— BEGIN Data block —
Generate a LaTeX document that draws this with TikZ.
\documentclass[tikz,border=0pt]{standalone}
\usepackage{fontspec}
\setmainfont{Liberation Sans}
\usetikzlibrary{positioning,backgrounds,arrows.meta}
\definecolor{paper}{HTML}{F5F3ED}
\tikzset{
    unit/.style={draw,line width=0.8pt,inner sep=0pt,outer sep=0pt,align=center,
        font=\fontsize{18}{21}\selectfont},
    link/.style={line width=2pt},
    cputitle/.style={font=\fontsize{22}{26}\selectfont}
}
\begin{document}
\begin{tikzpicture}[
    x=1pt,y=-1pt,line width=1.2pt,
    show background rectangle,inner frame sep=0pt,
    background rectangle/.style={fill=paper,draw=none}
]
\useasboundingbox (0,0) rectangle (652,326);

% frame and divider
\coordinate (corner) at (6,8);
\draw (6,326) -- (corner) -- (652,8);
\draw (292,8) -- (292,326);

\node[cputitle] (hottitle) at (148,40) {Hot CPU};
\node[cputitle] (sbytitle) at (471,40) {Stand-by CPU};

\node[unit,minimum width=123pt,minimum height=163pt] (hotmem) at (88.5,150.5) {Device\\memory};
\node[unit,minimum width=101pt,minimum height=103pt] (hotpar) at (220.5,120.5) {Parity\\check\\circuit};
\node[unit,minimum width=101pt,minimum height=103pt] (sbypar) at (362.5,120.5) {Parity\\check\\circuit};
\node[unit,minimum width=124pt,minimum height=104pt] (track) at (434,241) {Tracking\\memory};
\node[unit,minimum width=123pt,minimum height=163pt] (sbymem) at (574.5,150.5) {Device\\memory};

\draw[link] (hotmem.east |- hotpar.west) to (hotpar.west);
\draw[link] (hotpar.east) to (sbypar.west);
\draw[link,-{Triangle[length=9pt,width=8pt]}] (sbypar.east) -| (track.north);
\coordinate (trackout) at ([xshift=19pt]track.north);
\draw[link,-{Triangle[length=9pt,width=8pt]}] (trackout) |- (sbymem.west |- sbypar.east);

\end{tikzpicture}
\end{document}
— END Data block —
# Aim of the task
Looking at the material above, please copy exactly every line from its first line through the line containing "(sbytitle) at (471,40)", with both ends included and nothing else.

# Answer to this problem
Generate a LaTeX document that draws this with TikZ.
\documentclass[tikz,border=0pt]{standalone}
\usepackage{fontspec}
\setmainfont{Liberation Sans}
\usetikzlibrary{positioning,backgrounds,arrows.meta}
\definecolor{paper}{HTML}{F5F3ED}
\tikzset{
    unit/.style={draw,line width=0.8pt,inner sep=0pt,outer sep=0pt,align=center,
        font=\fontsize{18}{21}\selectfont},
    link/.style={line width=2pt},
    cputitle/.style={font=\fontsize{22}{26}\selectfont}
}
\begin{document}
\begin{tikzpicture}[
    x=1pt,y=-1pt,line width=1.2pt,
    show background rectangle,inner frame sep=0pt,
    background rectangle/.style={fill=paper,draw=none}
]
\useasboundingbox (0,0) rectangle (652,326);

% frame and divider
\coordinate (corner) at (6,8);
\draw (6,326) -- (corner) -- (652,8);
\draw (292,8) -- (292,326);

\node[cputitle] (hottitle) at (148,40) {Hot CPU};
\node[cputitle] (sbytitle) at (471,40) {Stand-by CPU};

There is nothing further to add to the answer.